Raw data –
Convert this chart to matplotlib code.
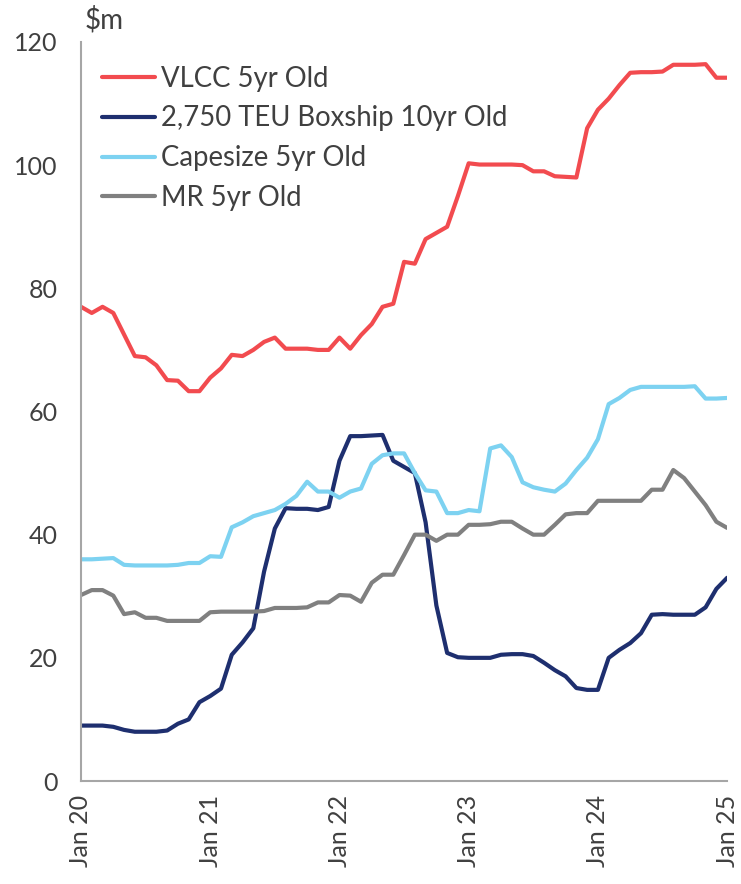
import matplotlib.pyplot as plt
import numpy as np

plt.rcParams['font.family'] = ['Lato', 'DejaVu Sans']

# monthly values, Jan 2020 .. Jan 2025 ($m)
vlcc = [77, 76, 77, 76, 72.5, 69, 68.8, 67.5, 65.1, 65, 63.3, 63.3,
        65.5, 67, 69.2, 69, 70, 71.3, 72, 70.2, 70.2, 70.2, 70, 70,
        72, 70.2, 72.4, 74.2, 77, 77.5, 84.3, 84, 88, 89, 90, 95,
        100.3, 100.1, 100.1, 100.1, 100.1, 100, 99, 99, 98.2, 98.1, 98, 106,
        109, 110.8, 113, 115, 115.1, 115.1, 115.2, 116.3, 116.3, 116.3, 116.4, 114.2,
        114.2]
boxship = [9, 9, 9, 8.8, 8.3, 8, 8, 8, 8.2, 9.3, 10, 12.8,
           13.8, 15, 20.5, 22.5, 24.8, 34, 41, 44.3, 44.2, 44.2, 44, 44.5,
           52, 56, 56, 56.1, 56.2, 52, 51, 50, 42, 28.5, 20.8, 20.1,
           20, 20, 20, 20.5, 20.6, 20.6, 20.3, 19.2, 18, 17, 15.1, 14.8,
           14.8, 20, 21.3, 22.4, 24, 27, 27.1, 27, 27, 27, 28.2, 31.2,
           33]
capesize = [36, 36, 36.1, 36.2, 35.1, 35, 35, 35, 35, 35.1, 35.4, 35.4,
            36.5, 36.4, 41.2, 42, 43, 43.5, 44, 45, 46.3, 48.6, 47, 47,
            46, 47, 47.5, 51.5, 52.9, 53.2, 53.2, 50, 47.2, 47, 43.5, 43.5,
            44, 43.8, 54, 54.5, 52.6, 48.5, 47.7, 47.3, 47, 48.3, 50.5, 52.5,
            55.5, 61.2, 62.2, 63.5, 64, 64, 64, 64, 64, 64.1, 62.1, 62.1,
            62.2]
mr = [30.2, 31, 31, 30.1, 27.1, 27.4, 26.5, 26.5, 26, 26, 26, 26,
      27.4, 27.5, 27.5, 27.5, 27.5, 27.6, 28.1, 28.1, 28.1, 28.2, 29, 29,
      30.2, 30.1, 29.1, 32.2, 33.5, 33.5, 36.7, 40, 40, 39, 40, 40,
      41.6, 41.6, 41.7, 42.1, 42.1, 41, 40, 40, 41.6, 43.3, 43.5, 43.5,
      45.5, 45.5, 45.5, 45.5, 45.5, 47.3, 47.3, 50.5, 49.2, 47, 44.8, 42.1,
      41.1]

series_names = ["VLCC 5yr Old", "2,750 TEU Boxship 10yr Old", "Capesize 5yr Old", "MR 5yr Old"]
tick_labels = ["Jan 20", "Jan 21", "Jan 22", "Jan 23", "Jan 24", "Jan 25"]

colors = ["#F24B4F", "#1E2F6F", "#7DD2F1", "#808080"]
months = np.arange(len(vlcc))

fig = plt.figure(figsize=(7.41, 8.84), dpi=100)
ax = fig.add_axes([0.1093, 0.1165, 0.872, 0.836])

for vals, name, c in zip([vlcc, boxship, capesize, mr], series_names, colors):
    ax.plot(months, vals, color=c, lw=3, label=name,
            solid_joinstyle="round", solid_capstyle="round")

ax.set_xlim(0, 60)
ax.set_ylim(0, 120)
ax.set_yticks(range(0, 121, 20))
ax.set_xticks(range(0, 61, 12))
ax.set_xticklabels(tick_labels, rotation=90)

txt = "#404040"
ax.tick_params(axis="both", length=0, labelsize=18, labelcolor=txt)
ax.tick_params(axis="y", pad=17)
ax.tick_params(axis="x", pad=10)
for s in ["top", "right"]:
    ax.spines[s].set_visible(False)
for s in ["left", "bottom"]:
    ax.spines[s].set_color("#A6A6A6")
    ax.spines[s].set_linewidth(1.5)

ax.text(0.005, 1.012, "$m", transform=ax.transAxes, fontsize=20, color=txt,
        ha="left", va="bottom")

leg = ax.legend(loc="upper left", bbox_to_anchor=(0.032, 0.968), frameon=False,
                fontsize=19.8, handlelength=1.95, handletextpad=0.2,
                labelspacing=0.5, borderpad=0, borderaxespad=0)
for t in leg.get_texts():
    t.set_color(txt)

fig.savefig("out.png", dpi=100)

Problem requirements – Write out the listing above again, exactly, but with no pictures in the copy.

Correct answer –
Convert this chart to matplotlib code.
import matplotlib.pyplot as plt
import numpy as np

plt.rcParams['font.family'] = ['Lato', 'DejaVu Sans']

# monthly values, Jan 2020 .. Jan 2025 ($m)
vlcc = [77, 76, 77, 76, 72.5, 69, 68.8, 67.5, 65.1, 65, 63.3, 63.3,
        65.5, 67, 69.2, 69, 70, 71.3, 72, 70.2, 70.2, 70.2, 70, 70,
        72, 70.2, 72.4, 74.2, 77, 77.5, 84.3, 84, 88, 89, 90, 95,
        100.3, 100.1, 100.1, 100.1, 100.1, 100, 99, 99, 98.2, 98.1, 98, 106,
        109, 110.8, 113, 115, 115.1, 115.1, 115.2, 116.3, 116.3, 116.3, 116.4, 114.2,
        114.2]
boxship = [9, 9, 9, 8.8, 8.3, 8, 8, 8, 8.2, 9.3, 10, 12.8,
           13.8, 15, 20.5, 22.5, 24.8, 34, 41, 44.3, 44.2, 44.2, 44, 44.5,
           52, 56, 56, 56.1, 56.2, 52, 51, 50, 42, 28.5, 20.8, 20.1,
           20, 20, 20, 20.5, 20.6, 20.6, 20.3, 19.2, 18, 17, 15.1, 14.8,
           14.8, 20, 21.3, 22.4, 24, 27, 27.1, 27, 27, 27, 28.2, 31.2,
           33]
capesize = [36, 36, 36.1, 36.2, 35.1, 35, 35, 35, 35, 35.1, 35.4, 35.4,
            36.5, 36.4, 41.2, 42, 43, 43.5, 44, 45, 46.3, 48.6, 47, 47,
            46, 47, 47.5, 51.5, 52.9, 53.2, 53.2, 50, 47.2, 47, 43.5, 43.5,
            44, 43.8, 54, 54.5, 52.6, 48.5, 47.7, 47.3, 47, 48.3, 50.5, 52.5,
            55.5, 61.2, 62.2, 63.5, 64, 64, 64, 64, 64, 64.1, 62.1, 62.1,
            62.2]
mr = [30.2, 31, 31, 30.1, 27.1, 27.4, 26.5, 26.5, 26, 26, 26, 26,
      27.4, 27.5, 27.5, 27.5, 27.5, 27.6, 28.1, 28.1, 28.1, 28.2, 29, 29,
      30.2, 30.1, 29.1, 32.2, 33.5, 33.5, 36.7, 40, 40, 39, 40, 40,
      41.6, 41.6, 41.7, 42.1, 42.1, 41, 40, 40, 41.6, 43.3, 43.5, 43.5,
      45.5, 45.5, 45.5, 45.5, 45.5, 47.3, 47.3, 50.5, 49.2, 47, 44.8, 42.1,
      41.1]

series_names = ["VLCC 5yr Old", "2,750 TEU Boxship 10yr Old", "Capesize 5yr Old", "MR 5yr Old"]
tick_labels = ["Jan 20", "Jan 21", "Jan 22", "Jan 23", "Jan 24", "Jan 25"]

colors = ["#F24B4F", "#1E2F6F", "#7DD2F1", "#808080"]
months = np.arange(len(vlcc))

fig = plt.figure(figsize=(7.41, 8.84), dpi=100)
ax = fig.add_axes([0.1093, 0.1165, 0.872, 0.836])

for vals, name, c in zip([vlcc, boxship, capesize, mr], series_names, colors):
    ax.plot(months, vals, color=c, lw=3, label=name,
            solid_joinstyle="round", solid_capstyle="round")

ax.set_xlim(0, 60)
ax.set_ylim(0, 120)
ax.set_yticks(range(0, 121, 20))
ax.set_xticks(range(0, 61, 12))
ax.set_xticklabels(tick_labels, rotation=90)

txt = "#404040"
ax.tick_params(axis="both", length=0, labelsize=18, labelcolor=txt)
ax.tick_params(axis="y", pad=17)
ax.tick_params(axis="x", pad=10)
for s in ["top", "right"]:
    ax.spines[s].set_visible(False)
for s in ["left", "bottom"]:
    ax.spines[s].set_color("#A6A6A6")
    ax.spines[s].set_linewidth(1.5)

ax.text(0.005, 1.012, "$m", transform=ax.transAxes, fontsize=20, color=txt,
        ha="left", va="bottom")

leg = ax.legend(loc="upper left", bbox_to_anchor=(0.032, 0.968), frameon=False,
                fontsize=19.8, handlelength=1.95, handletextpad=0.2,
                labelspacing=0.5, borderpad=0, borderaxespad=0)
for t in leg.get_texts():
    t.set_color(txt)

fig.savefig("out.png", dpi=100)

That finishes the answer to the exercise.